6.15 A/B Testing Pitfalls
To run a successful A/B test, it is essential that the users are randomly assigned to either group. If the split is created in any other way, the results of the test cannot be considered valid. Splitting your consumers based on the chronological order of their sign-up date, their total spending, or a demographic feature such as their age means that a confounding variable has now entered the experiment. Since A/B testing is designed to identify cause-and-effect relationships, a confounding variable would throw the results of such a test into question.
Furthermore, valid interpretation of A/B test results depends on the key assumption that the only changed variable is the one that the experimenter wishes to explore. This ensures that there is not some other confounding variable that might be influencing the results. Many people run A/B tests sequentially, perhaps changing the button color first (blue or green), followed by font type (Comic Sans or Georgia) …etc. The downside about sequential A/B testing is that it does not consider relatively more complex scenarios where factors interact. Consider the following scenario:
A/B test 1: Variable that is changed: button color
Winner: Green
| Button color | Font type | ‘Call to action’ message on button |
| Blue | Georgia | Subscribe now |
| Green | Georgia | Subscribe now |
A/B test 2: Variable that is changed: Font type
Winner: Comic sans
| Button color | Font type | ‘Call to action’ message on button |
| Green | Comic Sans | Subscribe now |
| Green | Georgia | Subscribe now |
A/B test 3: Variable that is changed: Call-to-action message
Winner: Hit me up, baby!
| Button color | Font type | ‘Call-to-action’ message on button |
| Green | Comic sans | Hit me up, baby! |
| Green | Comic sans | Subscribe now |
In the above scenario, it may be that users prefer green on average but would rather have blue when it is paired with comic sans. The problem is that this combination of ‘blue+comic sans’ was not offered to users in any of the A/B tests listed above because the color green won the first test.

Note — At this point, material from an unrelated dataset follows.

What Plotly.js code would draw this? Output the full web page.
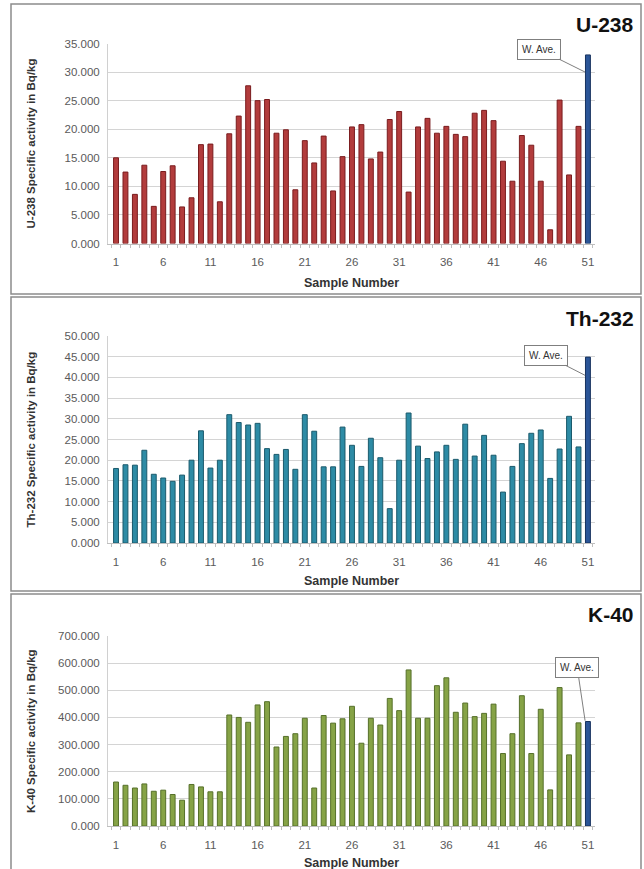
<!DOCTYPE html>
<html>
<head>
<meta charset="utf-8">
<script src="https://cdn.plot.ly/plotly-3.0.1.min.js"></script>
<style>html,body{margin:0;padding:0;background:#fff;}#chart{width:644px;height:869px;}</style>
</head>
<body>
<div id="chart"></div>
<script>
// ---- data ----
const sampleNumbers = Array.from({length: 50}, (_, i) => i + 1);
const aveNumber = 51;
const xTickVals = [1, 6, 11, 16, 21, 26, 31, 36, 41, 46, 51];
const xTickText = ["1", "6", "11", "16", "21", "26", "31", "36", "41", "46", "51"];

const u238 = [15.0,12.5,8.6,13.7,6.5,12.6,13.6,6.4,8.0,17.3,
              17.4,7.3,19.2,22.3,27.6,25.0,25.2,19.3,19.9,9.4,
              18.0,14.1,18.8,9.2,15.2,20.4,20.8,14.8,16.0,21.7,
              23.1,9.0,20.4,21.9,19.3,20.5,19.1,18.7,22.8,23.3,
              21.5,14.4,10.9,18.9,17.2,10.9,2.4,25.1,12.0,20.5];
const u238Ave = 33.0;

const th232 = [18.0,18.9,18.8,22.4,16.6,15.7,14.9,16.4,20.0,27.1,
               18.1,20.0,31.0,29.1,28.5,28.9,22.8,21.4,22.6,17.8,
               31.0,27.0,18.4,18.4,28.0,23.6,18.5,25.3,20.6,8.3,
               20.0,31.4,23.4,20.4,22.0,23.6,20.2,28.7,21.0,26.0,
               21.2,12.3,18.5,24.0,26.5,27.3,15.6,22.7,30.6,23.2];
const th232Ave = 44.9;

const k40 = [162,150,140,155,128,132,116,95,153,144,
             126,126,409,400,382,446,458,291,330,340,
             397,140,407,379,395,441,305,397,372,470,
             425,575,397,397,517,546,419,453,403,415,
             449,267,340,480,267,430,133,510,262,380];
const k40Ave = 385;

const panelTitles = ["U-238", "Th-232", "K-40"];
const yTitles = ["U-238 Specific activity in Bq/kg", "Th-232 Specific activity in Bq/kg", "K-40 Specific activity in Bq/kg"];
const xTitle = "Sample Number";
const aveLabel = "W. Ave.";

// ---- layout geometry (pixels) ----
const W = 644, H = 869;
const px = v => v / W;
const py = v => 1 - v / H;
const plotX0 = 108, plotX1 = 595;
const panels = [
  {vals: u238, ave: u238Ave, ymax: 35, dtick: 5, top: 43.5, bot: 243.5, fill: "#b23c3c", line: "#7a1c1e",
   frame: [4, 294], titleY: 24, xtY: 283, box: {x: 542, yv: 34}, arrowY: 30},
  {vals: th232, ave: th232Ave, ymax: 50, dtick: 5, top: 336, bot: 543, fill: "#2d8ba5", line: "#1b5a6c",
   frame: [297, 591], titleY: 318, xtY: 581, box: {x: 549, yv: 45.3}, arrowY: 40.5},
  {vals: k40, ave: k40Ave, ymax: 700, dtick: 100, top: 636, bot: 826, fill: "#86a346", line: "#56702a",
   frame: [594, 875], titleY: 614, xtY: 863, box: {x: 580, yv: 585}, arrowY: 388}
];
const aveFill = "#2b5597", aveLine = "#17325e";
const fontFam = "Liberation Sans, Arial, sans-serif";

const traces = [];
const layout = {
  width: W, height: H, margin: {l: 0, r: 0, t: 0, b: 0},
  paper_bgcolor: "#ffffff", plot_bgcolor: "rgba(0,0,0,0)",
  showlegend: false, bargap: 0.48, barmode: "overlay",
  annotations: [], shapes: []
};

panels.forEach((p, i) => {
  const n = i + 1;
  const xa = n === 1 ? "x" : "x" + n;
  const ya = n === 1 ? "y" : "y" + n;
  traces.push({type: "bar", x: sampleNumbers, y: p.vals, xaxis: xa, yaxis: ya,
    marker: {color: p.fill, line: {color: p.line, width: 1}}, width: 0.52, hoverinfo: "skip"});
  traces.push({type: "bar", x: [aveNumber], y: [p.ave], xaxis: xa, yaxis: ya,
    marker: {color: aveFill, line: {color: aveLine, width: 1}}, width: 0.52, hoverinfo: "skip"});

  layout["xaxis" + (n === 1 ? "" : n)] = {
    domain: [px(plotX0), px(plotX1)], anchor: ya, range: [0.15, 51.75],
    tickmode: "array", tickvals: xTickVals, ticktext: xTickText,
    showgrid: false, zeroline: false, showline: true, linecolor: "#bfbfbf", linewidth: 1,
    ticks: "", ticklabelstandoff: 8,
    minor: {ticks: "outside", ticklen: 3, tickcolor: "#bfbfbf", tickmode: "linear", tick0: 0.5, dtick: 1},
    tickfont: {family: fontFam, size: 11.5, color: "#5a5a5a"}, fixedrange: true
  };
  layout["yaxis" + (n === 1 ? "" : n)] = {
    domain: [py(p.bot), py(p.top)], anchor: xa, range: [0, p.ymax],
    tickmode: "linear", tick0: 0, dtick: p.dtick, tickformat: ".3f",
    showgrid: true, gridcolor: "#d4d4d4", gridwidth: 1, zeroline: false,
    showline: true, linecolor: "#d0d0d0", linewidth: 1, ticks: "", ticklabelstandoff: 5,
    tickfont: {family: fontFam, size: 11.5, color: "#5a5a5a"}, fixedrange: true
  };

  // panel frame
  layout.shapes.push({type: "rect", xref: "paper", yref: "paper",
    x0: px(11), x1: px(641), y0: py(p.frame[1]), y1: py(p.frame[0]),
    line: {color: "#8c8c8c", width: 1.5}, fillcolor: "rgba(0,0,0,0)", layer: "below"});

  // panel title
  layout.annotations.push({xref: "paper", yref: "paper", x: px(636), y: py(p.titleY),
    xanchor: "right", yanchor: "middle", showarrow: false, text: "<b>" + panelTitles[i] + "</b>",
    font: {family: fontFam, size: 21, color: "#111111"}});
  // y axis title
  layout.annotations.push({xref: "paper", yref: "paper", x: px(31), y: py((p.top + p.bot) / 2),
    xanchor: "center", yanchor: "middle", showarrow: false, textangle: -90,
    text: "<b>" + yTitles[i] + "</b>", font: {family: fontFam, size: 11.5, color: "#333333"}});
  // x axis title
  layout.annotations.push({xref: "paper", yref: "paper", x: px((plotX0 + plotX1) / 2), y: py(p.xtY),
    xanchor: "center", yanchor: "middle", showarrow: false,
    text: "<b>" + xTitle + "</b>", font: {family: fontFam, size: 12.5, color: "#333333"}});
  // W. Ave. callout
  const ppu = (p.bot - p.top) / p.ymax;
  const boxYpx = p.bot - p.box.yv * ppu;
  const tipYpx = p.bot - p.arrowY * ppu;
  const barXpx = plotX0 + (aveNumber - 0.15) / (51.75 - 0.15) * (plotX1 - plotX0);
  layout.annotations.push({xref: xa, yref: ya, x: aveNumber - 0.3, y: p.arrowY,
    text: aveLabel, showarrow: true, arrowhead: 0, arrowwidth: 1, arrowcolor: "#7f7f7f",
    ax: p.box.x - barXpx, ay: boxYpx - tipYpx, axref: "pixel", ayref: "pixel",
    bgcolor: "#ffffff", bordercolor: "#7f7f7f", borderwidth: 1, borderpad: 4,
    font: {family: fontFam, size: 10, color: "#333333"}});
});

Plotly.newPlot("chart", traces, layout, {staticPlot: true, displayModeBar: false});
</script>
</body>
</html>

That is why some marketers prefer multivariate testing4, which is separate from A/B testing, because marketers perform experiments in which multiple variables are altered simultaneously. A multivariate test of a website could involve a change in the navigation menu layout and a change in color scheme. With three different menu layouts and four different color schemes, there would be 12 total unique combinations to compare. To the best degree possible, an A/B test should be conducted when there are as few outside variables as possible that could influence someone’s actions. An A/B test of a feature on a job search site could be hard to interpret, as there are so many factors that could impact whether a job seeker takes a particular action. Presumably, the user of such a site might abruptly stop after being hired, so any test whose results hinge upon some future action would be questionable. An online dating site, or a site that matches service providers with clients, could face a similar issue.